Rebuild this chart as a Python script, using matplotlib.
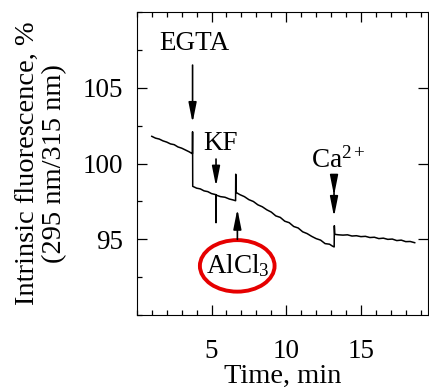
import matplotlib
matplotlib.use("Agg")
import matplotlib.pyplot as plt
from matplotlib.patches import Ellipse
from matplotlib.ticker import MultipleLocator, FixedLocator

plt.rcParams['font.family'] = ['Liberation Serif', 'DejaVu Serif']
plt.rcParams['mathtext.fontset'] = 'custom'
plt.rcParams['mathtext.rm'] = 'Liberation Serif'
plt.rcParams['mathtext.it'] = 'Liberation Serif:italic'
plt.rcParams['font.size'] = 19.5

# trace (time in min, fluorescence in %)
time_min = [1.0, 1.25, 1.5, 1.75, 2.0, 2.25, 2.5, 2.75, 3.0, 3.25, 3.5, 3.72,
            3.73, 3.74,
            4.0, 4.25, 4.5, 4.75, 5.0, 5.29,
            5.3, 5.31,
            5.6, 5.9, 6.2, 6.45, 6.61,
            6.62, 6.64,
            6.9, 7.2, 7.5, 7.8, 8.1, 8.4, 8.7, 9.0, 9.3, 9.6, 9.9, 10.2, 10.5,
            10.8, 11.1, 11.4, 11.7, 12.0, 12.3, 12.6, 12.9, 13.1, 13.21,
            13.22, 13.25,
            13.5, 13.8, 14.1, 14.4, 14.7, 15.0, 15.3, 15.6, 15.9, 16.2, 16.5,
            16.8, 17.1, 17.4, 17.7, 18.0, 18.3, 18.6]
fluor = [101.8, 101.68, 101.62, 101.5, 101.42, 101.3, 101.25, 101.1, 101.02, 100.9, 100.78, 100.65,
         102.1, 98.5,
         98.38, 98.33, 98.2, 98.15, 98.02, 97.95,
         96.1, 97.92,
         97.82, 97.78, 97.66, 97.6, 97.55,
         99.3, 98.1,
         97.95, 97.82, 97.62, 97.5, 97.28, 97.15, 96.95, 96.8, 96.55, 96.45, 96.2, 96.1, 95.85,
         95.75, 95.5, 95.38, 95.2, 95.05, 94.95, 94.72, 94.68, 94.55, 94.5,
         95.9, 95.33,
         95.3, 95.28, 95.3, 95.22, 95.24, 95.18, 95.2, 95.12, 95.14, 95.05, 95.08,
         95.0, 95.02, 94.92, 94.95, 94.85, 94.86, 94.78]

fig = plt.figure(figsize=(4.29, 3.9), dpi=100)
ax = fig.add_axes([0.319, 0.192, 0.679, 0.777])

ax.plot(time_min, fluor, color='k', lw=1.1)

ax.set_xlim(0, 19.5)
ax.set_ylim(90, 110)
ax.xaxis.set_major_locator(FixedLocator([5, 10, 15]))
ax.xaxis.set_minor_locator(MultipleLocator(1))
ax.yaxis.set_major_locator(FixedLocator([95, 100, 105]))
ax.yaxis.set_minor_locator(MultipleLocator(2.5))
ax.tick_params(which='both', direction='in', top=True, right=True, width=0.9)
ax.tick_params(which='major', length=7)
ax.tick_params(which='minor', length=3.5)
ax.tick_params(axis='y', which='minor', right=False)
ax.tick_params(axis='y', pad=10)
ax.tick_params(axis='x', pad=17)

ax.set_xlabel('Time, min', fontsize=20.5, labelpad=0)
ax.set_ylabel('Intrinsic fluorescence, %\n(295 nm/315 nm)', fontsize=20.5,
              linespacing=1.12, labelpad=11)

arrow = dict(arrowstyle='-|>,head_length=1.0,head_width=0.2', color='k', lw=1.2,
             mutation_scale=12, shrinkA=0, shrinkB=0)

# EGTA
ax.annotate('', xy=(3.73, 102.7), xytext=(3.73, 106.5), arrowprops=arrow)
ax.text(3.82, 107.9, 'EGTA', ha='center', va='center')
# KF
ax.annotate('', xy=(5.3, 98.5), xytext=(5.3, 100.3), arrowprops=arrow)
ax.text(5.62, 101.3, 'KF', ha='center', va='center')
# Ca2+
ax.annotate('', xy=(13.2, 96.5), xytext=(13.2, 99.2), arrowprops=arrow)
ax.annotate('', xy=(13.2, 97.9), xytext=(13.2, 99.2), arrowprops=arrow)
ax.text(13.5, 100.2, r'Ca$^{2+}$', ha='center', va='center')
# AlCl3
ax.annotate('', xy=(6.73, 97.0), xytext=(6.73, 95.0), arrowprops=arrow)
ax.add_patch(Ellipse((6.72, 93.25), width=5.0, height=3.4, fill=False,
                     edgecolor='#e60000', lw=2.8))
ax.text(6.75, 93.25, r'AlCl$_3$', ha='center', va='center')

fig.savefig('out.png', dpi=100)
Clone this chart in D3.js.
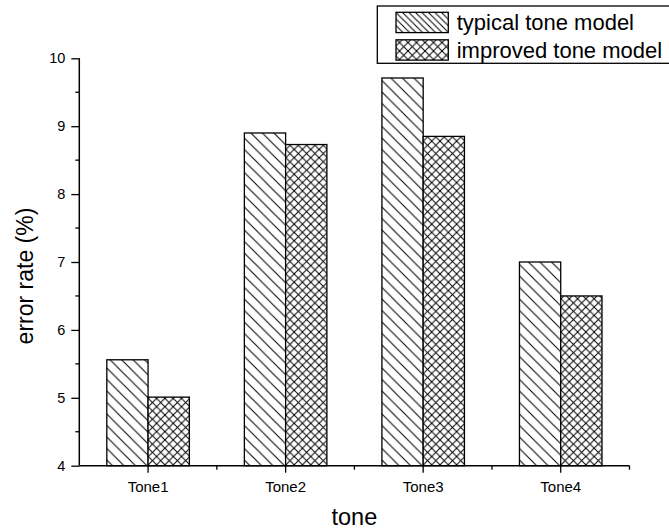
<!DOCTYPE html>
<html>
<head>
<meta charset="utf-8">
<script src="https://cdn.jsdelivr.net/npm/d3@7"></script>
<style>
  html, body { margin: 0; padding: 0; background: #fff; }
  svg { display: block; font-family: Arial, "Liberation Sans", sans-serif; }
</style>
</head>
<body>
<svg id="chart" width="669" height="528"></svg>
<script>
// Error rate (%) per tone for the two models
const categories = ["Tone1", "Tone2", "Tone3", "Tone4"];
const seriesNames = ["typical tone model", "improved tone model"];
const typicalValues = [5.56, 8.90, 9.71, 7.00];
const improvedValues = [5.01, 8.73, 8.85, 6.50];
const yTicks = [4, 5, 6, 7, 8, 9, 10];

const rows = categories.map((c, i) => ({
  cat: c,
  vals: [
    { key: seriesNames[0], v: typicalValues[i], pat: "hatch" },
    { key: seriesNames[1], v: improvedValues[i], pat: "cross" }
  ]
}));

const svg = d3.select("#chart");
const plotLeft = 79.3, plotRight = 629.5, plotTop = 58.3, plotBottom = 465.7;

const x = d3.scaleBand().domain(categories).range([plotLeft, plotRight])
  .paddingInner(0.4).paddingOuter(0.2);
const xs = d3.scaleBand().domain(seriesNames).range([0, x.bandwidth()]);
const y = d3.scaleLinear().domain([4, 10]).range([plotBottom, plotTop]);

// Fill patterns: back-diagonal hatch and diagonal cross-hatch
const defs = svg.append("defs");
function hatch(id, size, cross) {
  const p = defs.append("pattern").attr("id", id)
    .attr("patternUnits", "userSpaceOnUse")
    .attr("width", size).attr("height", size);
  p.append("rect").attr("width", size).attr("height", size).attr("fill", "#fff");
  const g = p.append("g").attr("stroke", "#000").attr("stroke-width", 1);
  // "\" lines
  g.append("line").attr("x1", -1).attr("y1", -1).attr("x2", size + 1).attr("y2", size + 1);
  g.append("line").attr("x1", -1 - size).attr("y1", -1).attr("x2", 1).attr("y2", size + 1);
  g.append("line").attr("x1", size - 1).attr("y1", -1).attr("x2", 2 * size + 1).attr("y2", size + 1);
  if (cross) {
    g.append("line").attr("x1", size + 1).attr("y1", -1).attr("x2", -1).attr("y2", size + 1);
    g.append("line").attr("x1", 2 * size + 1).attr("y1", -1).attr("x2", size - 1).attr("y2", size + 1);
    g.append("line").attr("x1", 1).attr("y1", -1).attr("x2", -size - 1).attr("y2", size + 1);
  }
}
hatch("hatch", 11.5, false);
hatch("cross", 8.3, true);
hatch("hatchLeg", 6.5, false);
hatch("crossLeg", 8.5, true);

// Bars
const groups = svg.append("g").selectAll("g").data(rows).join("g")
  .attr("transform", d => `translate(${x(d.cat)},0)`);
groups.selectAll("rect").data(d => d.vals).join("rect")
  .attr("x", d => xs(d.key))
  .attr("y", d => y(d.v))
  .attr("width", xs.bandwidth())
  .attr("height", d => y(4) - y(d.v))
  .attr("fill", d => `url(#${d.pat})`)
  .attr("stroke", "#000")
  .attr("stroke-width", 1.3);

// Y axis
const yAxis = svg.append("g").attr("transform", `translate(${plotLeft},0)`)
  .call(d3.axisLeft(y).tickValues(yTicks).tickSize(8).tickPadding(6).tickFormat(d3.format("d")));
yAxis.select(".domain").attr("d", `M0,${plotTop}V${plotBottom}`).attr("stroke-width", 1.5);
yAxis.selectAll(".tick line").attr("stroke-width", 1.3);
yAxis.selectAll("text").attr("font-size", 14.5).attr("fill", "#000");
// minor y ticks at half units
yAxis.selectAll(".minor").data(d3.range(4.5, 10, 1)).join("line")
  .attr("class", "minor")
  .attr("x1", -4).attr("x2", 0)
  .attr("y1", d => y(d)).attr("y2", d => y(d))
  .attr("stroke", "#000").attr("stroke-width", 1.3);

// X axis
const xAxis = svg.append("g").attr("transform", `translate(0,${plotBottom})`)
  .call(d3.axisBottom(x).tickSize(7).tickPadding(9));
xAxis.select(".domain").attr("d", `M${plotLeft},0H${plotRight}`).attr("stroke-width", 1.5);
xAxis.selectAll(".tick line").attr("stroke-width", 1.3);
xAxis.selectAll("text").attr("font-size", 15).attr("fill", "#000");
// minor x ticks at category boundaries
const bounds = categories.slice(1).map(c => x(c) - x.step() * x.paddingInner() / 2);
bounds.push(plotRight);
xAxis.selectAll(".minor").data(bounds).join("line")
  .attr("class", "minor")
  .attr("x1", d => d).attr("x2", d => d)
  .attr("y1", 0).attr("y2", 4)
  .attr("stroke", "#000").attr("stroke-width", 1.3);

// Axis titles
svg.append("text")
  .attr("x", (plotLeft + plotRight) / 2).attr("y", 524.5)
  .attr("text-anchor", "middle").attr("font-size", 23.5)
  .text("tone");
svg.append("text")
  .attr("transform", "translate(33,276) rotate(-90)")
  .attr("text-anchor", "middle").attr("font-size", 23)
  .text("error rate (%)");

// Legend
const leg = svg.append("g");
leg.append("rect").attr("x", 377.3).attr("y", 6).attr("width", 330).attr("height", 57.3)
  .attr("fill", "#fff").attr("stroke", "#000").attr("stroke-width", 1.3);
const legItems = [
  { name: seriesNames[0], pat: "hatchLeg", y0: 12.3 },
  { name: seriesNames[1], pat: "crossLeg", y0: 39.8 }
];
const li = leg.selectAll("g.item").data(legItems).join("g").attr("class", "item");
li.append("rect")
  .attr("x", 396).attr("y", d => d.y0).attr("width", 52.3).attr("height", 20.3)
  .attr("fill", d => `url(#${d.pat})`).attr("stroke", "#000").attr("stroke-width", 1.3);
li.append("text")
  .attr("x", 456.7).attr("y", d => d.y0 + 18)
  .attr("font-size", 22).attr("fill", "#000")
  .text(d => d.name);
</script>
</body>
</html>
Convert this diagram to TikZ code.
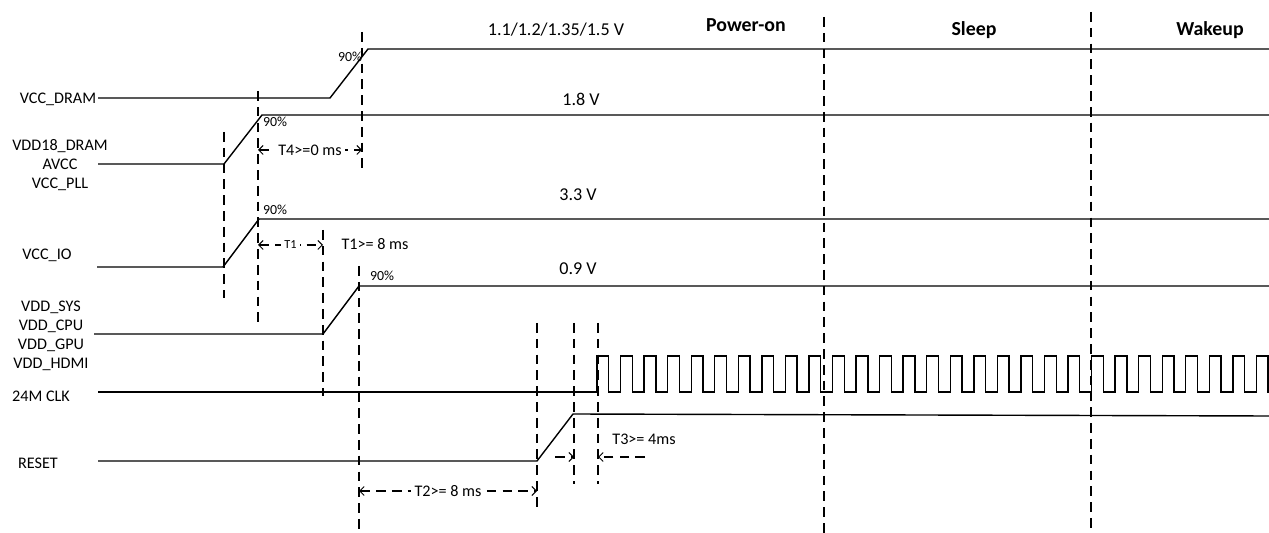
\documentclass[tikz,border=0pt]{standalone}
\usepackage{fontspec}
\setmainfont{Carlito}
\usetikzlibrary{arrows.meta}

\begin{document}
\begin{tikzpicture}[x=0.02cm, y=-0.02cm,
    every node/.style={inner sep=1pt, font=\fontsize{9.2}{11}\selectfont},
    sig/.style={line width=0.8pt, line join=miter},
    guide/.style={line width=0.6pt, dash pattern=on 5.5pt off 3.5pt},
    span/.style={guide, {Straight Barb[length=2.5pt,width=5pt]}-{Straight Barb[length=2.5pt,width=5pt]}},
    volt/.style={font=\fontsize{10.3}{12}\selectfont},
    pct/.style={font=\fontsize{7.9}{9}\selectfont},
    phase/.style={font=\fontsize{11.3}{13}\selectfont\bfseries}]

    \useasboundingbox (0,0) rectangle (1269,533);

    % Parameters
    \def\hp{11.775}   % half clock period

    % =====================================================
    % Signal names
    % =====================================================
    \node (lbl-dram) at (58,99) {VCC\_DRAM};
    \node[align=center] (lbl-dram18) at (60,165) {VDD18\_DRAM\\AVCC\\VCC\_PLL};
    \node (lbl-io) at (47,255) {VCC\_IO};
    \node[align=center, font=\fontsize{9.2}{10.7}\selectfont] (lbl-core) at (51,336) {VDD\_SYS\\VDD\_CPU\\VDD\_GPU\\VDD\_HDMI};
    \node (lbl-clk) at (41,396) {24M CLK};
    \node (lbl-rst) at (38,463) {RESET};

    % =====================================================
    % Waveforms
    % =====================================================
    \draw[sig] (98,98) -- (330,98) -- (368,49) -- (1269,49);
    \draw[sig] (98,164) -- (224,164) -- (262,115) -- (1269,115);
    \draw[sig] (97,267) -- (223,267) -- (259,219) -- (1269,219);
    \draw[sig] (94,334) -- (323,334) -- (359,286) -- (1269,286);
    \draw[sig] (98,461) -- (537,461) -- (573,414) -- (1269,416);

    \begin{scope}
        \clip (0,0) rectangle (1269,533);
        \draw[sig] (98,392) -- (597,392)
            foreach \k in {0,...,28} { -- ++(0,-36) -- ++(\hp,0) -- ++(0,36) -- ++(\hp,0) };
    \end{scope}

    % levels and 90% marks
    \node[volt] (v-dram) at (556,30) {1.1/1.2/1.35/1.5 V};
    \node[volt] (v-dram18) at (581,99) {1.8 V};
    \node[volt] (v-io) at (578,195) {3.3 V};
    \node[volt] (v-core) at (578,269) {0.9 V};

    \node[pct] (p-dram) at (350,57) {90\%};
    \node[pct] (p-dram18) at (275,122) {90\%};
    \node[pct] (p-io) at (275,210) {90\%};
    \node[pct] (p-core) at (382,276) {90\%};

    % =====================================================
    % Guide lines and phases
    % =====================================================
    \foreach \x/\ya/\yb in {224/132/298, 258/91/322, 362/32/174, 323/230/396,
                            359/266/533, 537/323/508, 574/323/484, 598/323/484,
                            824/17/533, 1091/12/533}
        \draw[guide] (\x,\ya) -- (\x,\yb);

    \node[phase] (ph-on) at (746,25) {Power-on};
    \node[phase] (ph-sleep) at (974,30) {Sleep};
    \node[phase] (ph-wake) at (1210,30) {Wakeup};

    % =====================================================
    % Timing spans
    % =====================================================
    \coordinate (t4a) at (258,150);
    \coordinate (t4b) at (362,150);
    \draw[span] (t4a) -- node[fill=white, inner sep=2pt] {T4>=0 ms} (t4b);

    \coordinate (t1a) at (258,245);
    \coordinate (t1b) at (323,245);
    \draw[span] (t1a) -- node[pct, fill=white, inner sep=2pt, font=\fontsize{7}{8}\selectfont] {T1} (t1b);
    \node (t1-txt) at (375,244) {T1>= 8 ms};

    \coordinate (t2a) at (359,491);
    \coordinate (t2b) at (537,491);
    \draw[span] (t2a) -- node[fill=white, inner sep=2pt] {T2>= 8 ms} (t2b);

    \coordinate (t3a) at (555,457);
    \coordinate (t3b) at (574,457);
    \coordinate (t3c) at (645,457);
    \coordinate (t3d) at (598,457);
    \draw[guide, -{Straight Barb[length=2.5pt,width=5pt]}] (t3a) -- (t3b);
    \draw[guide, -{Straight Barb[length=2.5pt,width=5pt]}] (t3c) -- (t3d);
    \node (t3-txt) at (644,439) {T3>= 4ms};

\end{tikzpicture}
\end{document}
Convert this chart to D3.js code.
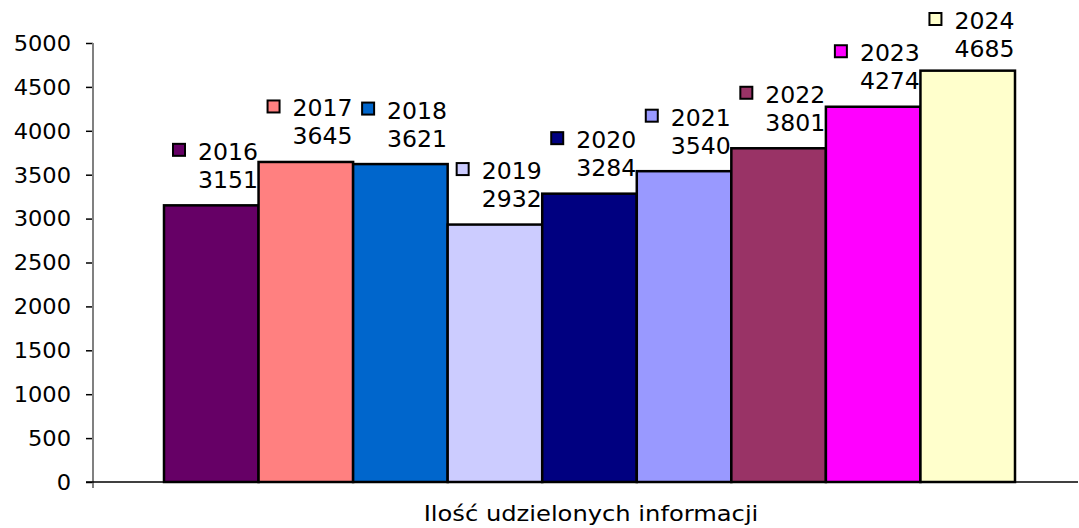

--------

▶ Exercise instructions
Starting at the first line of the records above, set down each line exactly through the one that holds "plt.rcParams['font.size'] = 19.5". Omit pictures.

▶ Exercise solution
Rebuild this chart as a Python script, using matplotlib.
import matplotlib
matplotlib.use("Agg")
import matplotlib.pyplot as plt
from matplotlib.patches import Ellipse
from matplotlib.ticker import MultipleLocator, FixedLocator

plt.rcParams['font.family'] = ['Liberation Serif', 'DejaVu Serif']
plt.rcParams['mathtext.fontset'] = 'custom'
plt.rcParams['mathtext.rm'] = 'Liberation Serif'
plt.rcParams['mathtext.it'] = 'Liberation Serif:italic'
plt.rcParams['font.size'] = 19.5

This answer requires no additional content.